If the then government in power had signed an agreement with the Bofors gun manufacturers to make them in India, the crisis situation would not have arisen. But the UPA government which functioned for total two terms of ten years did not  move with the times as roadblocks could not be removed for  its execution and failed to gradually reform the FDI policy to make it attractive enough for them to bring their  manufacturing facility in India.

Since the fiscal year ending March 2014 has shown a very dismal growth in manufacturing sector of only 0.2 percent, the new Modi government which is considered business friendly has started giving a serious look on the DIPP proposal.

Bringing investments

When the new Defence Minister Arun Jaitley took charge of the Defence Ministry he dropped enough hints that he will seriously consider the proposal put forward by the DIPP of raising the investment limit by foreign investors in the defence sector. The DIPP has proposed three different limits 49, 75 and 100 percent for three different categories of defence systems which deals with the level of technology to be employed and its transfer issues.

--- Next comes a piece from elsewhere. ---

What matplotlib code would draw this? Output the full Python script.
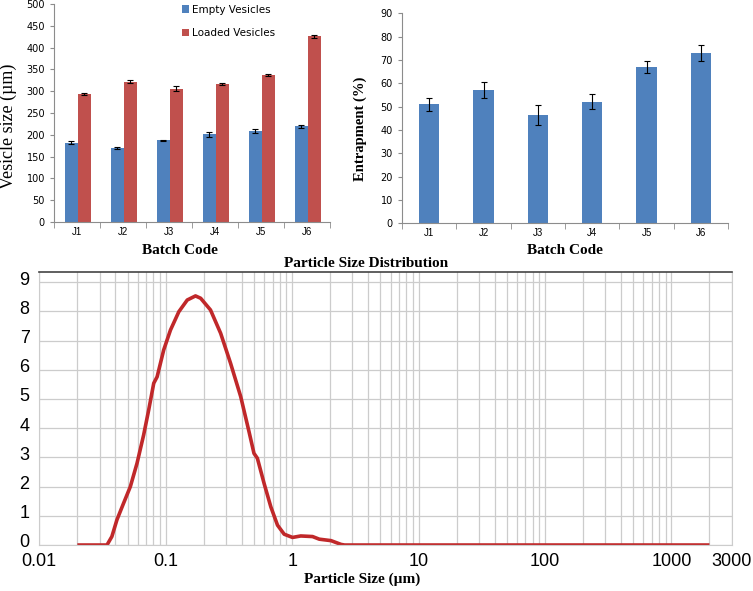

According to the DIPP note 49 % FDI would be allowed if no technology transfer has been agreed. 75 % FDI limit has been agreed where technology transfer would be allowed and if a foreign company is ready to bring its state of the art technology to Indian soil there would be no cap on its equity capital.

Though there is a caveat also in the FDI in defence sector, if there are security related concerns the automatic route would be barred. The DIPP officials have argued that FDI in defence can be one of the biggest drivers of manufacturing and can help reduce dependency on imports. The current policy envisages only 26 percent FDI in defence though the Defence ministry can okay more investment limit on case to case basis depending upon the level of technology proposed to be brought to India.

The Indian stock market has responded positively to  this move as seen from  the rise of defence related stocks of leading well performing PSU’s like the BEL and BEML and the some of the representatives of the private sector defence industry like the Pipavav also welcomed the move.

Interestingly the portfolio investors have also been proposed to be eligible for investment up to 49 percent and even take over of a domestic entity by a foreign company has also been proposed in the 15 page draft cabinet note.

This will not only help reduce the import bill, but will also boost domestic manufacturing and boost jobs. The DIPP has lamented over the sorry state of affairs of the Indian defence industry that they are not able to fulfill the demands of Indian armed forces and the country had to import defence systems over US$8 billion annually and the country has emerged as the top ten arms importer in the world. Though some of the Indian defence public sector firms are manufacturing arms like main battle tanks, guns, missiles etc inhouse, they have to import large component of critical sub systems and spare parts.

Indian defence industry at present is largely public sector owned with over 8 major defence public sector undertakings and over 40 ordnance factories which is supported by over 40 research and development laboratories owned by the DRDO. They have acquired over the decades huge infrastructure facilities along with a very well trained technical and scientific manpower, but they have not been able to fulfill the demands of Indian armed forces as they lagged behind in advancements in armaments technology.

Since they shut their doors for international companies for close cooperation they survived like a frog in the well. If the government opens the door for foreign collaboration, joint ventures and partnerships they would be able to utilize their expertise and resources much more efficiently which would go a long way in making the armed forces dependent largely on the domestic defence industries, which would be immune of foreign sanctions.